→ Source material
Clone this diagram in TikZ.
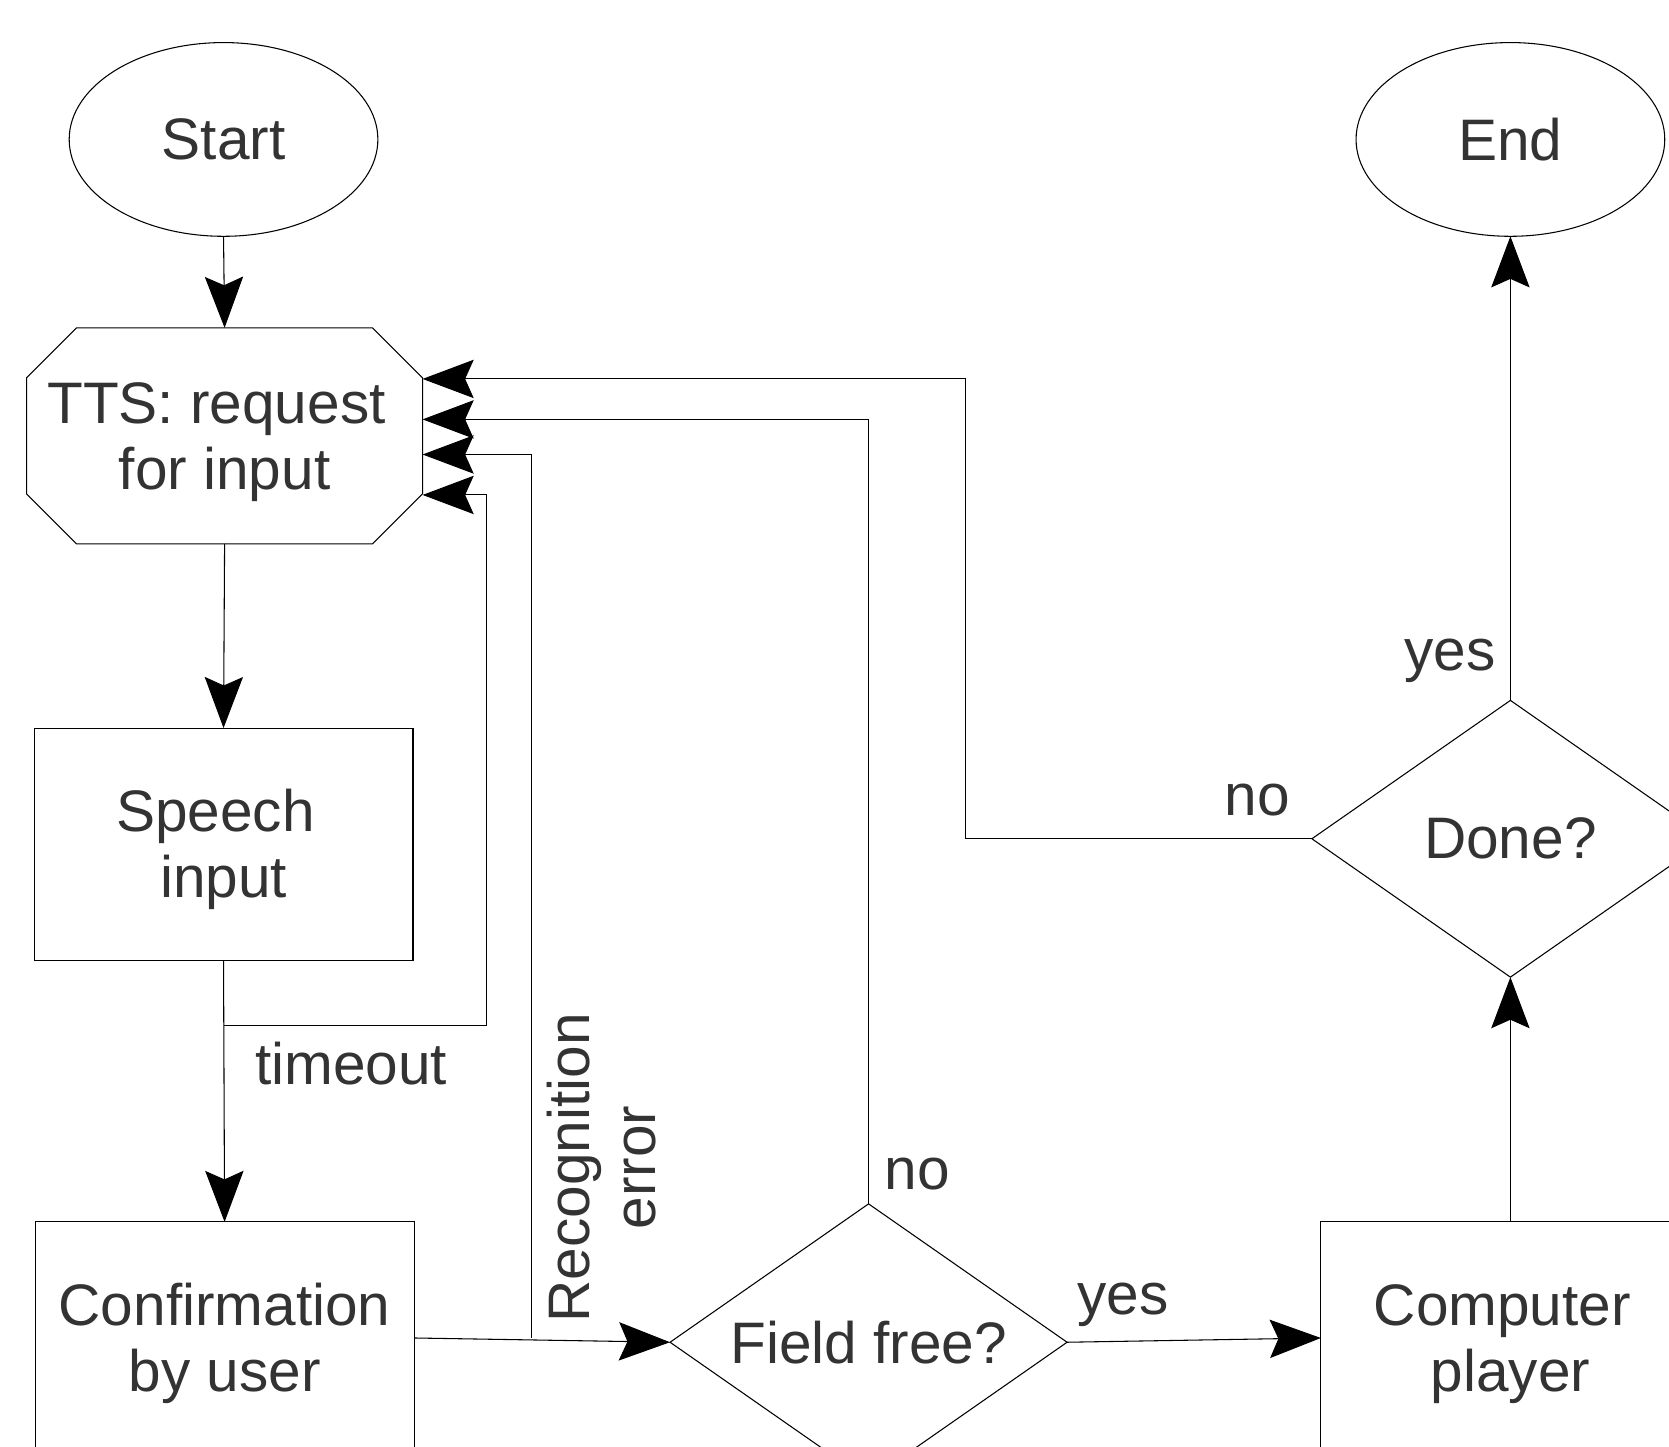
\documentclass[tikz,border=0pt]{standalone}
\usepackage{fontspec}
\setmainfont{Liberation Sans}
\usetikzlibrary{arrows.meta,shapes.geometric,calc}
\definecolor{txt}{RGB}{51,51,51}
\newcommand{\toppad}{\rule{0pt}{24.7pt}}
\begin{document}
\begin{tikzpicture}[x=0.5pt,y=-0.5pt,
  every node/.style={font=\fontsize{27.5pt}{31pt}\selectfont, text=txt, align=center, outer sep=0pt},
  line/.style={draw=black, line width=0.5pt},
  arr/.style={line, -{Stealth[length=24pt,width=18pt,inset=4pt]}},
  term/.style={ellipse, line, minimum width=145pt, minimum height=91pt},
  proc/.style={rectangle, line, minimum width=178pt, minimum height=109pt},
  dec/.style={diamond, aspect=2, inner sep=0pt, line, minimum width=186.5pt, minimum height=130pt},
  lbl/.style={inner sep=0pt}]
\clip (0,0) rectangle (1568,1359);
\fill[white] (0,0) rectangle (1568,1359);

% nodes
\node[term] (start) at (210,131) {Start};
\node[term] (end) at (1419,131) {End};
\node[rectangle, minimum width=186pt, minimum height=101.5pt] (tts) at (211,409.5) {\toppad TTS: request\kern7.6pt\\for input};
\draw[line] ($(tts.north west)+(47,0)$) -- ($(tts.north east)+(-47,0)$) -- ($(tts.north east)+(0,47)$) -- ($(tts.south east)+(0,-47)$) -- ($(tts.south east)+(-47,0)$) -- ($(tts.south west)+(47,0)$) -- ($(tts.south west)+(0,-47)$) -- ($(tts.north west)+(0,47)$) -- cycle;
\node[proc] (speech) at (210,793) {\toppad Speech\kern7.6pt\\input};
\node[proc] (conf) at (211,1257) {\toppad Confirmation\\by user};
\node[dec] (field) at (816,1261) {Field free?};
\node[proc] (comp) at (1419,1257) {\toppad Computer\kern7.6pt\\player};
\node[dec] (done) at (1419,788) {Done?};

% labels
\node[lbl] (ltimeout) at (330,999) {timeout};
\node[lbl, rotate=90] (lrecog) at (565,1097) {Recognition\\error};
\node[lbl] (lno1) at (862,1103) {no};
\node[lbl] (lyes1) at (1055,1226) {yes};
\node[lbl] (lyes2) at (1362,621) {yes};
\node[lbl] (lno2) at (1181,752) {no};

% connectors
\draw[arr] (start.south) -- (tts.north);
\draw[arr] (tts.south) -- (speech.north);
\draw[arr] (speech.south) -- (conf.north);
\coordinate (tbranch) at (210,963);
\draw[arr] (tbranch) -| (457,465) -- (tts.east |- 457,465);
\coordinate (rbranch) at (499,1257);
\draw[arr] (rbranch) |- (tts.east |- 0,427);
\draw[arr] (conf.east) -- (field.west);
\draw[arr] (field.north) |- (tts.east |- 0,394);
\draw[arr] (done.west) -| (907,356) -- (tts.east |- 0,356);
\draw[arr] (field.east) -- (comp.west);
\draw[arr] (comp.north) -- (done.south);
\draw[arr] (done.north) -- (end.south);
\end{tikzpicture}
\end{document}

→ Do this
Reproduce only the lines from the beginning of the data through the line that contains "(done) at (1419,788)", both included, and please drop the pictures.

→ Output
Clone this diagram in TikZ.
\documentclass[tikz,border=0pt]{standalone}
\usepackage{fontspec}
\setmainfont{Liberation Sans}
\usetikzlibrary{arrows.meta,shapes.geometric,calc}
\definecolor{txt}{RGB}{51,51,51}
\newcommand{\toppad}{\rule{0pt}{24.7pt}}
\begin{document}
\begin{tikzpicture}[x=0.5pt,y=-0.5pt,
  every node/.style={font=\fontsize{27.5pt}{31pt}\selectfont, text=txt, align=center, outer sep=0pt},
  line/.style={draw=black, line width=0.5pt},
  arr/.style={line, -{Stealth[length=24pt,width=18pt,inset=4pt]}},
  term/.style={ellipse, line, minimum width=145pt, minimum height=91pt},
  proc/.style={rectangle, line, minimum width=178pt, minimum height=109pt},
  dec/.style={diamond, aspect=2, inner sep=0pt, line, minimum width=186.5pt, minimum height=130pt},
  lbl/.style={inner sep=0pt}]
\clip (0,0) rectangle (1568,1359);
\fill[white] (0,0) rectangle (1568,1359);

% nodes
\node[term] (start) at (210,131) {Start};
\node[term] (end) at (1419,131) {End};
\node[rectangle, minimum width=186pt, minimum height=101.5pt] (tts) at (211,409.5) {\toppad TTS: request\kern7.6pt\\for input};
\draw[line] ($(tts.north west)+(47,0)$) -- ($(tts.north east)+(-47,0)$) -- ($(tts.north east)+(0,47)$) -- ($(tts.south east)+(0,-47)$) -- ($(tts.south east)+(-47,0)$) -- ($(tts.south west)+(47,0)$) -- ($(tts.south west)+(0,-47)$) -- ($(tts.north west)+(0,47)$) -- cycle;
\node[proc] (speech) at (210,793) {\toppad Speech\kern7.6pt\\input};
\node[proc] (conf) at (211,1257) {\toppad Confirmation\\by user};
\node[dec] (field) at (816,1261) {Field free?};
\node[proc] (comp) at (1419,1257) {\toppad Computer\kern7.6pt\\player};
\node[dec] (done) at (1419,788) {Done?};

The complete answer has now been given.